Exercise directions
Quote every line below exactly as it reads.

Records to use
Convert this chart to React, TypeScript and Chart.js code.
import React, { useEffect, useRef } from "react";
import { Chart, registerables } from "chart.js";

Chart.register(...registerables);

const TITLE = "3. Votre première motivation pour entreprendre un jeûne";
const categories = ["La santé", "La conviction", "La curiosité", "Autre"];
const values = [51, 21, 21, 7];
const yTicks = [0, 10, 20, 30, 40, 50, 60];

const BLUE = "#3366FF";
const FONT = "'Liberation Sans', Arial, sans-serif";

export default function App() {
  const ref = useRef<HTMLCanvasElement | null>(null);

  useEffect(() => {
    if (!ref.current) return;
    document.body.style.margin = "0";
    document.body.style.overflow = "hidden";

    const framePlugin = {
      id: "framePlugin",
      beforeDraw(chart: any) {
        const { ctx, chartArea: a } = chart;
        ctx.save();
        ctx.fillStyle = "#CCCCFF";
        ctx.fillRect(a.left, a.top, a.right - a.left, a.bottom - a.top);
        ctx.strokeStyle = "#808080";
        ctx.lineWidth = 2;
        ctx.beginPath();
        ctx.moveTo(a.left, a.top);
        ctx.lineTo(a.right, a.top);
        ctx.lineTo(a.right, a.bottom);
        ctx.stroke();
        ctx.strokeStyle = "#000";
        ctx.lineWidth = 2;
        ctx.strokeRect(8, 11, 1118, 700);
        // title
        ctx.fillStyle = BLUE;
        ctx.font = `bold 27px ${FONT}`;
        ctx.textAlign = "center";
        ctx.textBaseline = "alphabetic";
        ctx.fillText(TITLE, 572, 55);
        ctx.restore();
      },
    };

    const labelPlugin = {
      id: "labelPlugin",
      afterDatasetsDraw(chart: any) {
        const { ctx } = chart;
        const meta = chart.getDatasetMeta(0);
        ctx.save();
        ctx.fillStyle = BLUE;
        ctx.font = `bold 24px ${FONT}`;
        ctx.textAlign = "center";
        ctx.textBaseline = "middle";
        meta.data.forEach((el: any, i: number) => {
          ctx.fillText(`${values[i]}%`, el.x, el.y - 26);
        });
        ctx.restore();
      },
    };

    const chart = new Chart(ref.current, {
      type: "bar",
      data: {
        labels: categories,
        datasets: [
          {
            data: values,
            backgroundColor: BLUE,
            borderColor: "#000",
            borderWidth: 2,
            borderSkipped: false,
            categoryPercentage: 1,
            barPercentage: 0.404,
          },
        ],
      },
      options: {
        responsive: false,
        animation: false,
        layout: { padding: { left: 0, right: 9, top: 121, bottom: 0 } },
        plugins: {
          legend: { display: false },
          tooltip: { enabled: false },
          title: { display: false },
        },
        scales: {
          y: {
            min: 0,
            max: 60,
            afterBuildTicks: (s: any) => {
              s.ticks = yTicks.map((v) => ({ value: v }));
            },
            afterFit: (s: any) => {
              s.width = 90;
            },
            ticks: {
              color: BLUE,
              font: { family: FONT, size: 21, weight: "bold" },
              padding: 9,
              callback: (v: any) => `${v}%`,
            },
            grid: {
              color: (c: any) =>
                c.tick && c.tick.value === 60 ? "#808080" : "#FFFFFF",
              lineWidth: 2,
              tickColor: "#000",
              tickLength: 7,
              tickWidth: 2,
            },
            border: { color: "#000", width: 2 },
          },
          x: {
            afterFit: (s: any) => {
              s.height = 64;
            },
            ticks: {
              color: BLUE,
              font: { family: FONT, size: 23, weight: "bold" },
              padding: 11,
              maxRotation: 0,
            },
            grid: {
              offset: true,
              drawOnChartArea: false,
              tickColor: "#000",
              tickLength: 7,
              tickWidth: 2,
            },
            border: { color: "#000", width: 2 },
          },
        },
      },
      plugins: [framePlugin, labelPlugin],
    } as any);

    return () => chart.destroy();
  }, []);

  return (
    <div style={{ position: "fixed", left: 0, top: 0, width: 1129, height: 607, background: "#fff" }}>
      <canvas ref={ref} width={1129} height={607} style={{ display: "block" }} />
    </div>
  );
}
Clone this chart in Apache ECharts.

Task output
Convert this chart to React, TypeScript and Chart.js code.
import React, { useEffect, useRef } from "react";
import { Chart, registerables } from "chart.js";

Chart.register(...registerables);

const TITLE = "3. Votre première motivation pour entreprendre un jeûne";
const categories = ["La santé", "La conviction", "La curiosité", "Autre"];
const values = [51, 21, 21, 7];
const yTicks = [0, 10, 20, 30, 40, 50, 60];

const BLUE = "#3366FF";
const FONT = "'Liberation Sans', Arial, sans-serif";

export default function App() {
  const ref = useRef<HTMLCanvasElement | null>(null);

  useEffect(() => {
    if (!ref.current) return;
    document.body.style.margin = "0";
    document.body.style.overflow = "hidden";

    const framePlugin = {
      id: "framePlugin",
      beforeDraw(chart: any) {
        const { ctx, chartArea: a } = chart;
        ctx.save();
        ctx.fillStyle = "#CCCCFF";
        ctx.fillRect(a.left, a.top, a.right - a.left, a.bottom - a.top);
        ctx.strokeStyle = "#808080";
        ctx.lineWidth = 2;
        ctx.beginPath();
        ctx.moveTo(a.left, a.top);
        ctx.lineTo(a.right, a.top);
        ctx.lineTo(a.right, a.bottom);
        ctx.stroke();
        ctx.strokeStyle = "#000";
        ctx.lineWidth = 2;
        ctx.strokeRect(8, 11, 1118, 700);
        // title
        ctx.fillStyle = BLUE;
        ctx.font = `bold 27px ${FONT}`;
        ctx.textAlign = "center";
        ctx.textBaseline = "alphabetic";
        ctx.fillText(TITLE, 572, 55);
        ctx.restore();
      },
    };

    const labelPlugin = {
      id: "labelPlugin",
      afterDatasetsDraw(chart: any) {
        const { ctx } = chart;
        const meta = chart.getDatasetMeta(0);
        ctx.save();
        ctx.fillStyle = BLUE;
        ctx.font = `bold 24px ${FONT}`;
        ctx.textAlign = "center";
        ctx.textBaseline = "middle";
        meta.data.forEach((el: any, i: number) => {
          ctx.fillText(`${values[i]}%`, el.x, el.y - 26);
        });
        ctx.restore();
      },
    };

    const chart = new Chart(ref.current, {
      type: "bar",
      data: {
        labels: categories,
        datasets: [
          {
            data: values,
            backgroundColor: BLUE,
            borderColor: "#000",
            borderWidth: 2,
            borderSkipped: false,
            categoryPercentage: 1,
            barPercentage: 0.404,
          },
        ],
      },
      options: {
        responsive: false,
        animation: false,
        layout: { padding: { left: 0, right: 9, top: 121, bottom: 0 } },
        plugins: {
          legend: { display: false },
          tooltip: { enabled: false },
          title: { display: false },
        },
        scales: {
          y: {
            min: 0,
            max: 60,
            afterBuildTicks: (s: any) => {
              s.ticks = yTicks.map((v) => ({ value: v }));
            },
            afterFit: (s: any) => {
              s.width = 90;
            },
            ticks: {
              color: BLUE,
              font: { family: FONT, size: 21, weight: "bold" },
              padding: 9,
              callback: (v: any) => `${v}%`,
            },
            grid: {
              color: (c: any) =>
                c.tick && c.tick.value === 60 ? "#808080" : "#FFFFFF",
              lineWidth: 2,
              tickColor: "#000",
              tickLength: 7,
              tickWidth: 2,
            },
            border: { color: "#000", width: 2 },
          },
          x: {
            afterFit: (s: any) => {
              s.height = 64;
            },
            ticks: {
              color: BLUE,
              font: { family: FONT, size: 23, weight: "bold" },
              padding: 11,
              maxRotation: 0,
            },
            grid: {
              offset: true,
              drawOnChartArea: false,
              tickColor: "#000",
              tickLength: 7,
              tickWidth: 2,
            },
            border: { color: "#000", width: 2 },
          },
        },
      },
      plugins: [framePlugin, labelPlugin],
    } as any);

    return () => chart.destroy();
  }, []);

  return (
    <div style={{ position: "fixed", left: 0, top: 0, width: 1129, height: 607, background: "#fff" }}>
      <canvas ref={ref} width={1129} height={607} style={{ display: "block" }} />
    </div>
  );
}
Clone this chart in Apache ECharts.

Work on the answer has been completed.